— Start GIVEN INFORMATION —

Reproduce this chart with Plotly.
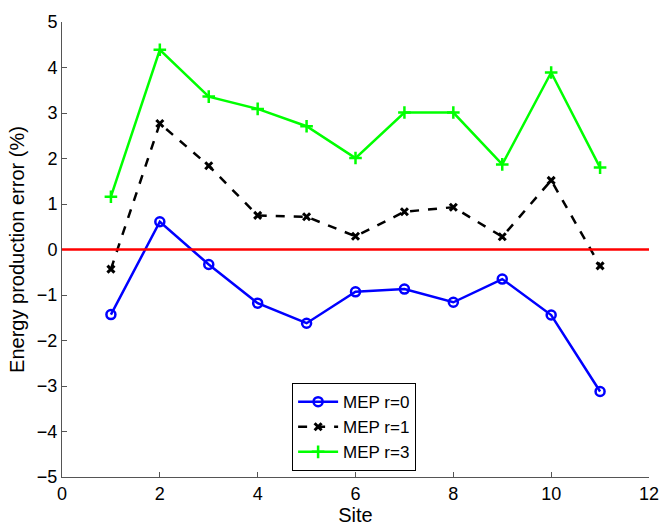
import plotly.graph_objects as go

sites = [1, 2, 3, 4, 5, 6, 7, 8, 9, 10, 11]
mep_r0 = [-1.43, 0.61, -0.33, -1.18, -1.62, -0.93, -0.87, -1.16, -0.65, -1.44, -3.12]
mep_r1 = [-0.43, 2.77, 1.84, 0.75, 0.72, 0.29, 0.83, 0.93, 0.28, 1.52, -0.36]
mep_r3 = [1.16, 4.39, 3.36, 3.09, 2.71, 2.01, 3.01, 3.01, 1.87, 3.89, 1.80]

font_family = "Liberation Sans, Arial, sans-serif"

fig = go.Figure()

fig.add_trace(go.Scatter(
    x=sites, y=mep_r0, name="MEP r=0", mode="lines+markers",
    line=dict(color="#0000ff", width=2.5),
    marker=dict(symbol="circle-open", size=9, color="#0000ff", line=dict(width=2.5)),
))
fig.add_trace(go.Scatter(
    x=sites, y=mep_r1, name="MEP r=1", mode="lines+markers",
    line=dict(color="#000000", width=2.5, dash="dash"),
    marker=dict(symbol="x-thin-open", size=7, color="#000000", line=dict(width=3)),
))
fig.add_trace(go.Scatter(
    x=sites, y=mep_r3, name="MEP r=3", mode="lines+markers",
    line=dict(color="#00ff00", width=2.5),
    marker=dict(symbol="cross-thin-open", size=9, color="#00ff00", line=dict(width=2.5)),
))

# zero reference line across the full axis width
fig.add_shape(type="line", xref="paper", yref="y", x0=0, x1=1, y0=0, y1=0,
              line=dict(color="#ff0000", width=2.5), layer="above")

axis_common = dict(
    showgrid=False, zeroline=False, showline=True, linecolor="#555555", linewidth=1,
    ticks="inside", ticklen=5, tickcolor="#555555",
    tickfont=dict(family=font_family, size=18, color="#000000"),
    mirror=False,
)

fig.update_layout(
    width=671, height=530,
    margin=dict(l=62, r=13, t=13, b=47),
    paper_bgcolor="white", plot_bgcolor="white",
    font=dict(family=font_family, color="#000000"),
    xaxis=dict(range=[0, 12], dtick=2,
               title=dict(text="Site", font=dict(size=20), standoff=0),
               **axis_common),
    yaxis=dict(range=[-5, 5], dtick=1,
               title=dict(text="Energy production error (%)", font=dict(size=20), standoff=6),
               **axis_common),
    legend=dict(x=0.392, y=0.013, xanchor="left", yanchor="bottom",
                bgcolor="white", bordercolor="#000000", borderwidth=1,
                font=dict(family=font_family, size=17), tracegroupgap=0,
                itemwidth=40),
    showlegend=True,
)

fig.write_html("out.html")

— End GIVEN INFORMATION —

WHAT IS BEING ASKED: Without any pictures, reproduce the lines from the first one in the material through the line that has "1.87, 3.89, 1.80]", exactly as they appear.

WRITTEN SOLUTION:
Reproduce this chart with Plotly.
import plotly.graph_objects as go

sites = [1, 2, 3, 4, 5, 6, 7, 8, 9, 10, 11]
mep_r0 = [-1.43, 0.61, -0.33, -1.18, -1.62, -0.93, -0.87, -1.16, -0.65, -1.44, -3.12]
mep_r1 = [-0.43, 2.77, 1.84, 0.75, 0.72, 0.29, 0.83, 0.93, 0.28, 1.52, -0.36]
mep_r3 = [1.16, 4.39, 3.36, 3.09, 2.71, 2.01, 3.01, 3.01, 1.87, 3.89, 1.80]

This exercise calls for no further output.